(Collected data entries)
==========
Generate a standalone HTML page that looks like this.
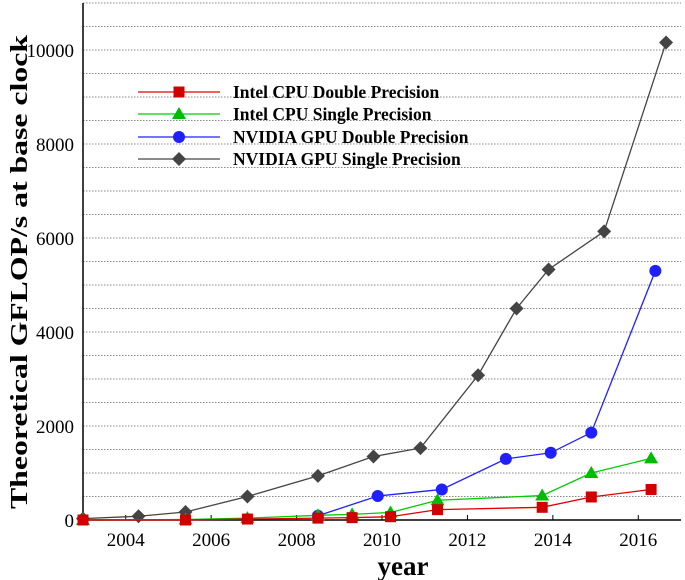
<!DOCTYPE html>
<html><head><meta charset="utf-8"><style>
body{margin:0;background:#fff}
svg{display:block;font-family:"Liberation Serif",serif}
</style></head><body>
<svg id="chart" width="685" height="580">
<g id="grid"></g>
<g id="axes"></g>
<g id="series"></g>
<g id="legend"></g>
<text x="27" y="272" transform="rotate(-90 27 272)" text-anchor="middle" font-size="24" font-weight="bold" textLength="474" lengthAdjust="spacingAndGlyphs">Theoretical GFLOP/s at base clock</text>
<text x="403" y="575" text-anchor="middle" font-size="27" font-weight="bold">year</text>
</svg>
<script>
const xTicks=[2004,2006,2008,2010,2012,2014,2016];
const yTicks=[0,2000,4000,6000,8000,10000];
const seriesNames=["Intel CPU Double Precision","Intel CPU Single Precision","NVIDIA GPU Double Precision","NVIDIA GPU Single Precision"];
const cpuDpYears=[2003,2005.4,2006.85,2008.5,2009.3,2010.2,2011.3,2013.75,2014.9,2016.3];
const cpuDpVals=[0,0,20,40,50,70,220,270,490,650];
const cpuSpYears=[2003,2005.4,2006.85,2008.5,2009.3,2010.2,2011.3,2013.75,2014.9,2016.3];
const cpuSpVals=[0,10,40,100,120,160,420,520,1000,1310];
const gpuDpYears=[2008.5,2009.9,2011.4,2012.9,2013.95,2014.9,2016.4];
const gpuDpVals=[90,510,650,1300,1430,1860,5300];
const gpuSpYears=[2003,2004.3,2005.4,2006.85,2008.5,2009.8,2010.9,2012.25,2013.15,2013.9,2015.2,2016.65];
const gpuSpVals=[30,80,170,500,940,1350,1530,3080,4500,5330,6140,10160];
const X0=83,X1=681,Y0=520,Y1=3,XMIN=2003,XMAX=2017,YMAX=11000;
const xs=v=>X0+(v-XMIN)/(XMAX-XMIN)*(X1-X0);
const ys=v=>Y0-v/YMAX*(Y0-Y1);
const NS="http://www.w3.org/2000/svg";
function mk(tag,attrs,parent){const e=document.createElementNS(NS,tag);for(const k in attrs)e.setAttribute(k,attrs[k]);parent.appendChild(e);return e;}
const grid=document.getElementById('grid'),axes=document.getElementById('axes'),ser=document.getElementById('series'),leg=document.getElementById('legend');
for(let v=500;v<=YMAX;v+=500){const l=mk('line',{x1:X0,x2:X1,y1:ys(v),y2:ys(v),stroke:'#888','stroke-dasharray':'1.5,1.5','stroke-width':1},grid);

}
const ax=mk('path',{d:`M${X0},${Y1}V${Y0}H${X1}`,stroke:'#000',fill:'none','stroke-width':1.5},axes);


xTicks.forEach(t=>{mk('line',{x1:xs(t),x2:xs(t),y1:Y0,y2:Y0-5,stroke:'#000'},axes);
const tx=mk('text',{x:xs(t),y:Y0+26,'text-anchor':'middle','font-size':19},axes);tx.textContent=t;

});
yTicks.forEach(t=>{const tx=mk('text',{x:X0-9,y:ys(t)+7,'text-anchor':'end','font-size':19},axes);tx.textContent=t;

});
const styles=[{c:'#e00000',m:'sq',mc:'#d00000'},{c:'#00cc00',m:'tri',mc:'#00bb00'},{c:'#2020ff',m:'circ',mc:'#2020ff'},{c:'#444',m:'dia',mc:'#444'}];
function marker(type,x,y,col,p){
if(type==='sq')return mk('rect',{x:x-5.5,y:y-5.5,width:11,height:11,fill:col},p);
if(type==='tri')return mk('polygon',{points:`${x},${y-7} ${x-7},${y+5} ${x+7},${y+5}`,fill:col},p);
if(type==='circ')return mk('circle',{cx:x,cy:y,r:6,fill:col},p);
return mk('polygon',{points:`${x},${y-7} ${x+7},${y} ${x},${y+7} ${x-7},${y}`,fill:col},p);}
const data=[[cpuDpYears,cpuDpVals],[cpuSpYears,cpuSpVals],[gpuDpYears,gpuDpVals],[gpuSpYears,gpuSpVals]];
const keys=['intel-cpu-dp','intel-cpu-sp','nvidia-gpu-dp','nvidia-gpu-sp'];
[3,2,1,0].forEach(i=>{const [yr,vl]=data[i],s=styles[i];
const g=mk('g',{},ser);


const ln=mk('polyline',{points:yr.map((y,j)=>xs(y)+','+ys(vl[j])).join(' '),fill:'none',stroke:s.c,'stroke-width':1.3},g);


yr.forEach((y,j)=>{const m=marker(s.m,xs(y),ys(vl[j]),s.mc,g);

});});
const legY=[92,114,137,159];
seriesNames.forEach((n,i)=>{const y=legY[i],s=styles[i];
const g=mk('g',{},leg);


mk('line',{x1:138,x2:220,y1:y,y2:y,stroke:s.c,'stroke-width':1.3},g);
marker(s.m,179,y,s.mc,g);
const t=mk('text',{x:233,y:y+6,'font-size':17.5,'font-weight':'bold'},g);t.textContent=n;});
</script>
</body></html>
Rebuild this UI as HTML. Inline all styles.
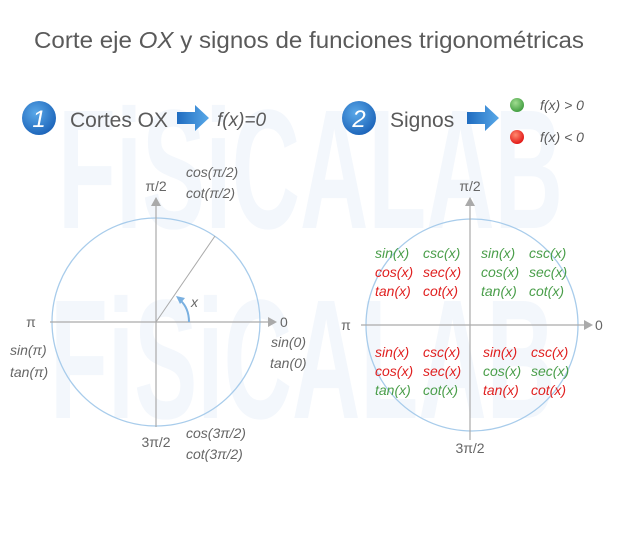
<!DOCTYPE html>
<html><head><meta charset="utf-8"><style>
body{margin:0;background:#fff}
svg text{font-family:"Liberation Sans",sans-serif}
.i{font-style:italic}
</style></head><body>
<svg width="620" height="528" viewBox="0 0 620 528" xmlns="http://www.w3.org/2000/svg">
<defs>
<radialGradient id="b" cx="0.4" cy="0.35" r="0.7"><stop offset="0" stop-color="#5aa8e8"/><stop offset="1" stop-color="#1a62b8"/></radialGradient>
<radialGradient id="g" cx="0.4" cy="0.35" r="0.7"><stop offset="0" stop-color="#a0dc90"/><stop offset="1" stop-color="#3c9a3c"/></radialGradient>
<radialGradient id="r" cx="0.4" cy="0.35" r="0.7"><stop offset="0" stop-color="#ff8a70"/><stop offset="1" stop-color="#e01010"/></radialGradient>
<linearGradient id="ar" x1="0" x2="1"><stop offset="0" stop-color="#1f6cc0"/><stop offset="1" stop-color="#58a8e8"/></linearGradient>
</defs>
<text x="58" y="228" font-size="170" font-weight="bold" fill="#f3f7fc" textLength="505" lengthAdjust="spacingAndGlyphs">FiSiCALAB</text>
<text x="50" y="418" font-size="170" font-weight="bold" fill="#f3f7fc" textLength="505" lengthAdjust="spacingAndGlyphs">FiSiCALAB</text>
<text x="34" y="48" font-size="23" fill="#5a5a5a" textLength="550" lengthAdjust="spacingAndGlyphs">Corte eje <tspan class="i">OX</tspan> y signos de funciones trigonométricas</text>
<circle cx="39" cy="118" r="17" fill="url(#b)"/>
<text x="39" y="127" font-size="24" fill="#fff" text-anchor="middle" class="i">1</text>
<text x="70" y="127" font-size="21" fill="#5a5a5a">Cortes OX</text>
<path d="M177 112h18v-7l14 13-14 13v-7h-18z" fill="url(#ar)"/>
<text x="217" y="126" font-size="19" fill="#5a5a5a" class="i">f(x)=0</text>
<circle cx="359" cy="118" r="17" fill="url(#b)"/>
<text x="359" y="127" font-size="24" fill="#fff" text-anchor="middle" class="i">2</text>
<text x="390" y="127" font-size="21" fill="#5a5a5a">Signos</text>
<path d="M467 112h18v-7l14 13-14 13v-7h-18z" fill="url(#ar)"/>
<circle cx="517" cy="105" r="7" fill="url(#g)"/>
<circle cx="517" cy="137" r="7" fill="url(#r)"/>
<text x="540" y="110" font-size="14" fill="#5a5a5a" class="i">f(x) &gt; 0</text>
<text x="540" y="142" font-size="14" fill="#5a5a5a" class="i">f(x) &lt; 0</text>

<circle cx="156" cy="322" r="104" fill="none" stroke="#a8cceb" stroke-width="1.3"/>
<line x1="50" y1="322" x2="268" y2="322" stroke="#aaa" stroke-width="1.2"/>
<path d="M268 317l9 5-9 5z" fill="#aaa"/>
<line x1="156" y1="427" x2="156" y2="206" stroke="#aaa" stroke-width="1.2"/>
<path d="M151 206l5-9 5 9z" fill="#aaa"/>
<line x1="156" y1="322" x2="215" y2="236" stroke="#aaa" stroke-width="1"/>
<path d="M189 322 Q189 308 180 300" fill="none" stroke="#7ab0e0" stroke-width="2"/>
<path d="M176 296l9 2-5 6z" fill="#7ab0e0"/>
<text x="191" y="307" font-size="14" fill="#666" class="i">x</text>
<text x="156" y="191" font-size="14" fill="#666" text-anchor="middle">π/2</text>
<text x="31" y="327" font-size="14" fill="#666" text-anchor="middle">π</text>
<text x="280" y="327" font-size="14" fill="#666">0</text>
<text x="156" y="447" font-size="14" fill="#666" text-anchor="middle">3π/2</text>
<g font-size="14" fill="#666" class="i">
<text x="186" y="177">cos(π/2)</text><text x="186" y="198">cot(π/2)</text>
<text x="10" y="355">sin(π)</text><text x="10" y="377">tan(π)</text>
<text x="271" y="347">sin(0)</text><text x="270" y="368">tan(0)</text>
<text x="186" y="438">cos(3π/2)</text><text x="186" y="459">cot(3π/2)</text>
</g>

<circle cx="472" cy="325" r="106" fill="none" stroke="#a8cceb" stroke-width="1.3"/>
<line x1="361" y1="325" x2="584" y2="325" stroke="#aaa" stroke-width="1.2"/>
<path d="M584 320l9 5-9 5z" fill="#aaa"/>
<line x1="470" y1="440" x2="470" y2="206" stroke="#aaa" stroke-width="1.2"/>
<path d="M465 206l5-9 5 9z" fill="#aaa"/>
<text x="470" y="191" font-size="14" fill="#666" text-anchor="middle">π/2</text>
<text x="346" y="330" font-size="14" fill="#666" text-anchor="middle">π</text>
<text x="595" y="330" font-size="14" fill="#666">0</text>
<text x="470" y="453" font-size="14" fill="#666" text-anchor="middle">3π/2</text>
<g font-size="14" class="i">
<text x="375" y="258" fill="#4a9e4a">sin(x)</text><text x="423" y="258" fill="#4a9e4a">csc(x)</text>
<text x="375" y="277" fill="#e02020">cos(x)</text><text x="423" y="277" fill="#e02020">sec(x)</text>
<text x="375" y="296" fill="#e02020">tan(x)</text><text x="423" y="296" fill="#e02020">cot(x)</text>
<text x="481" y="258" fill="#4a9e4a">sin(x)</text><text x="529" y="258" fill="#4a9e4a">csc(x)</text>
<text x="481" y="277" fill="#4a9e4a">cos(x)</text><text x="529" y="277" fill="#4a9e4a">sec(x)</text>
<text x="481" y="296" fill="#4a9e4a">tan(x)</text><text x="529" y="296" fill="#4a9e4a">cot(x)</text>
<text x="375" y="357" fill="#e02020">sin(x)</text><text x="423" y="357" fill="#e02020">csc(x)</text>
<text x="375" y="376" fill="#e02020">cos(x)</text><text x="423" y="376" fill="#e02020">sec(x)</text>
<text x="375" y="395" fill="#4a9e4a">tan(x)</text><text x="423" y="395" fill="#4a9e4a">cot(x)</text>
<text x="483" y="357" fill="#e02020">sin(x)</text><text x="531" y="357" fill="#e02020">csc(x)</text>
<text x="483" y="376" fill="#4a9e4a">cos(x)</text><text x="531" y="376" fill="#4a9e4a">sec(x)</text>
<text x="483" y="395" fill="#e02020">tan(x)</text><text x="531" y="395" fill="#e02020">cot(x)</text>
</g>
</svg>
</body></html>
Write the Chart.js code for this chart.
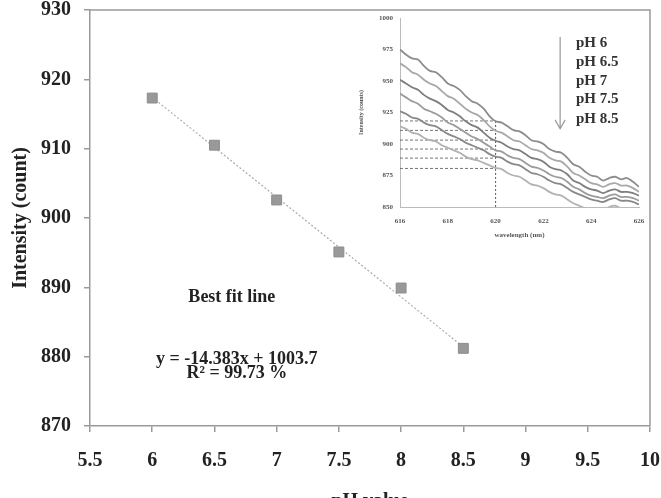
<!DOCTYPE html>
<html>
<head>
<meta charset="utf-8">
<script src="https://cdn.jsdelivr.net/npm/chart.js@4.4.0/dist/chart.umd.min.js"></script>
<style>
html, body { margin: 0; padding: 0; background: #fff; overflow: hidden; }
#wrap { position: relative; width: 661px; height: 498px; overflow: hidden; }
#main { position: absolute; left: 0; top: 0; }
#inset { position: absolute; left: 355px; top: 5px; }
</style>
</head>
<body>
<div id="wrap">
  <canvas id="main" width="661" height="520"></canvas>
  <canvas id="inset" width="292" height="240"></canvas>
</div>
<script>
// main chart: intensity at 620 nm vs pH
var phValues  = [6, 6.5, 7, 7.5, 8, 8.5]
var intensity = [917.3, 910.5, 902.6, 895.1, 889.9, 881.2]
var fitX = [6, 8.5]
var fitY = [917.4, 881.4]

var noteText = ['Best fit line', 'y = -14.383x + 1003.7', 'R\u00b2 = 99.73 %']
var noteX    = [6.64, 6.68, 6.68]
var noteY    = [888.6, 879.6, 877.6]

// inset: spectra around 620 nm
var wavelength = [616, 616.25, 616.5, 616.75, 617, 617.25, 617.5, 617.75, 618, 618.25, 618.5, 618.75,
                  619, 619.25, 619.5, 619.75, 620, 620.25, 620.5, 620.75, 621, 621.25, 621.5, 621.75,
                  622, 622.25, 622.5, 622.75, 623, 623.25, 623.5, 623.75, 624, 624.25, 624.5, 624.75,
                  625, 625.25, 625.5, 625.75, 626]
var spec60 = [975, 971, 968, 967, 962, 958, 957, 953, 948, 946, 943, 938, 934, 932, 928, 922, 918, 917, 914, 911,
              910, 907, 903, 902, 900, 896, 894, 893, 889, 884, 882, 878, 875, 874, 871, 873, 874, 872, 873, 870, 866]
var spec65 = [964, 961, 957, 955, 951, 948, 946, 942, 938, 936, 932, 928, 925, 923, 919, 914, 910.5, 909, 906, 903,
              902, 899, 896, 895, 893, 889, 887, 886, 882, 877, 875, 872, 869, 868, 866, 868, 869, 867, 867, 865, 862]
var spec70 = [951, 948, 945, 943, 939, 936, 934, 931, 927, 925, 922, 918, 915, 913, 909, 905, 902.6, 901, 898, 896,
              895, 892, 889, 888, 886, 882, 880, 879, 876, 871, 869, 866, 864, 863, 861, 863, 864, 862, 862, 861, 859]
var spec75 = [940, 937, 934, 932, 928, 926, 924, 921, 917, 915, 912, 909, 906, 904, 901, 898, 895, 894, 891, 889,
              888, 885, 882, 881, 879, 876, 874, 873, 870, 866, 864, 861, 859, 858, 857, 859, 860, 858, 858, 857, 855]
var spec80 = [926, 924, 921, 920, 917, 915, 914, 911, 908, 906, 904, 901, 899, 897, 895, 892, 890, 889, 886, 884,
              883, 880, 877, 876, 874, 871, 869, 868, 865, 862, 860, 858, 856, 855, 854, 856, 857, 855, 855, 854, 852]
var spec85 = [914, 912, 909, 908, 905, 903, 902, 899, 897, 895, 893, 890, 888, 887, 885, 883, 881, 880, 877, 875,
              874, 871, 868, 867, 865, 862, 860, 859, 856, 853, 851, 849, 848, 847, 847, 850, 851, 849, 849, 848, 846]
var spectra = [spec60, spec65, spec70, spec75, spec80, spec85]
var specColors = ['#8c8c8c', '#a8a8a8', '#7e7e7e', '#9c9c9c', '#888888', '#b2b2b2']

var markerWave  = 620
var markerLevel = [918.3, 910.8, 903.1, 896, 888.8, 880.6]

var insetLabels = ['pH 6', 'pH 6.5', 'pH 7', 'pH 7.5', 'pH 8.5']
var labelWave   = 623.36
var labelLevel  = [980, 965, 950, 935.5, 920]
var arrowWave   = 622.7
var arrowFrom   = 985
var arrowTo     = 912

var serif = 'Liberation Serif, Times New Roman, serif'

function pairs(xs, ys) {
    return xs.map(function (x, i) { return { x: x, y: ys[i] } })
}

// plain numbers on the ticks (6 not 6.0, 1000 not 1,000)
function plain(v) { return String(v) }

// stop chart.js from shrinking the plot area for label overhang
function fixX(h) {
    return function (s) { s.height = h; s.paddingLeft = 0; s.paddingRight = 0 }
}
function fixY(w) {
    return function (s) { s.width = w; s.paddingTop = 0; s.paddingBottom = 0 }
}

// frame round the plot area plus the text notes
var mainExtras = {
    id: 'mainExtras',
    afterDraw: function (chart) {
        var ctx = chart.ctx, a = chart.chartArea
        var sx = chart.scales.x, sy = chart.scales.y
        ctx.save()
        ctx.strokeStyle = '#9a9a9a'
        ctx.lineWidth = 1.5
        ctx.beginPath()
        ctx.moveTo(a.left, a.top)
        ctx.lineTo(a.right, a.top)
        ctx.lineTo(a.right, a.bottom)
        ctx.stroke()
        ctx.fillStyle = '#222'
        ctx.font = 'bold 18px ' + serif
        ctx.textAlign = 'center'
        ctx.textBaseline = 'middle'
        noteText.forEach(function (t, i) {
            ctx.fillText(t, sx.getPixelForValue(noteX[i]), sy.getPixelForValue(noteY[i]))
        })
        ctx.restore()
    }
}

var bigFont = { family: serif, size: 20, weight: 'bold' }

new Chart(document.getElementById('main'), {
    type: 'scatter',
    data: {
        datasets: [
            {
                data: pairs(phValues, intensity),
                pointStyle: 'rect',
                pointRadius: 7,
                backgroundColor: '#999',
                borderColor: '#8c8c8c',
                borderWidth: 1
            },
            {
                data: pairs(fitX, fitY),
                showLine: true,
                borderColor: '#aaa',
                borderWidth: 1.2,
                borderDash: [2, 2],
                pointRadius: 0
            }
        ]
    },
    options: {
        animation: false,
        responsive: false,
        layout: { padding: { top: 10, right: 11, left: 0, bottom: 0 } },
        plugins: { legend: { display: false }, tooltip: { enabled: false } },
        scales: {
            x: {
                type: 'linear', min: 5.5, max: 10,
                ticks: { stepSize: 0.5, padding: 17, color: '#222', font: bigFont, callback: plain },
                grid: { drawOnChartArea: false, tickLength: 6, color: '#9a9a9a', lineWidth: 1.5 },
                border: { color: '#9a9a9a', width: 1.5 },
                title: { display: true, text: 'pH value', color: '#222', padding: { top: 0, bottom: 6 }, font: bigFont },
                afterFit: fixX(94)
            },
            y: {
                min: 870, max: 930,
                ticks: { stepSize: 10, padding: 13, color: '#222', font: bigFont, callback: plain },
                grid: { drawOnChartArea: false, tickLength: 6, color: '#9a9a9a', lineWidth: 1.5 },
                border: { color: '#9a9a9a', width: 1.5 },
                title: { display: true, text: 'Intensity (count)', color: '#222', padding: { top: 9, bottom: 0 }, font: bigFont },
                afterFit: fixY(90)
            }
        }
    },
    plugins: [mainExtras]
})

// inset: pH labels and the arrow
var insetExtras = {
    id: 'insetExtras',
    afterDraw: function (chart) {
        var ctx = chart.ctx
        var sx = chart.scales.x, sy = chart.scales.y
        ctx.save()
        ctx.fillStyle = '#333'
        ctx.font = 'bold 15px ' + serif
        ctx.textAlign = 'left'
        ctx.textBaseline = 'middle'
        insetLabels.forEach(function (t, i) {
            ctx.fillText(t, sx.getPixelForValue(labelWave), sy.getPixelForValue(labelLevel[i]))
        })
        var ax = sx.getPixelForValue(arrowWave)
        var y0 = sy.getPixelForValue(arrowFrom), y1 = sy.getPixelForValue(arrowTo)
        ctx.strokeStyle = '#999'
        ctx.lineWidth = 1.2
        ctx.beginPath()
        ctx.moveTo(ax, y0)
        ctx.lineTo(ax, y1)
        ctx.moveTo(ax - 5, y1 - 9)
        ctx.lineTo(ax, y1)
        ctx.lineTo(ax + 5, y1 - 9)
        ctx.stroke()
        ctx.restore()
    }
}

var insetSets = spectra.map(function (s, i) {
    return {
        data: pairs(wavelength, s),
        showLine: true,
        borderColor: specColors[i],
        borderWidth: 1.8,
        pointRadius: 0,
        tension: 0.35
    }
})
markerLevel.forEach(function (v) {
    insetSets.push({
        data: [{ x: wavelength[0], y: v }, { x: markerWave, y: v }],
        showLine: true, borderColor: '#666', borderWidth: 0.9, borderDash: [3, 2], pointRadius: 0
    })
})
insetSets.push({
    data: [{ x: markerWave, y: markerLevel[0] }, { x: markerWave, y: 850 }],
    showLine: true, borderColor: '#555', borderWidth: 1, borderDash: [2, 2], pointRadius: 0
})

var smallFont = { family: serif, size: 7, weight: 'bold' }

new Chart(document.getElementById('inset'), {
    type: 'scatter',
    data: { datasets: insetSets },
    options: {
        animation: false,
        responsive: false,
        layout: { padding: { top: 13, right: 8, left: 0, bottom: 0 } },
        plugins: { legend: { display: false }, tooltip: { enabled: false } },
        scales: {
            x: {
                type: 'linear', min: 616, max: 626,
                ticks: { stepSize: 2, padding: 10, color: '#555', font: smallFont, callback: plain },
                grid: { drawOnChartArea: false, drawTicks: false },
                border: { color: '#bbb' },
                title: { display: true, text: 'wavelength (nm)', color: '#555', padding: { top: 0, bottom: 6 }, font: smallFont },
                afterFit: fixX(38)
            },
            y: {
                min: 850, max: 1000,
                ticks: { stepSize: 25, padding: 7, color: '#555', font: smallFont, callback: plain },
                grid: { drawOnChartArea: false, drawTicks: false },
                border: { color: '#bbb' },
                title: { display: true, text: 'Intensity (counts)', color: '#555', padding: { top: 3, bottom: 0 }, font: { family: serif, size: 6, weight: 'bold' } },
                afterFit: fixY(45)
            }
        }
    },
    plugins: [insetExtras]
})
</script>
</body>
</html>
==========
What is being asked: Copy out every line with the word "this".

Exercise solution:
Generate a standalone HTML page that looks like this.
Rebuild this UI as HTML. Inline all styles.
Write the Chart.js code for this chart.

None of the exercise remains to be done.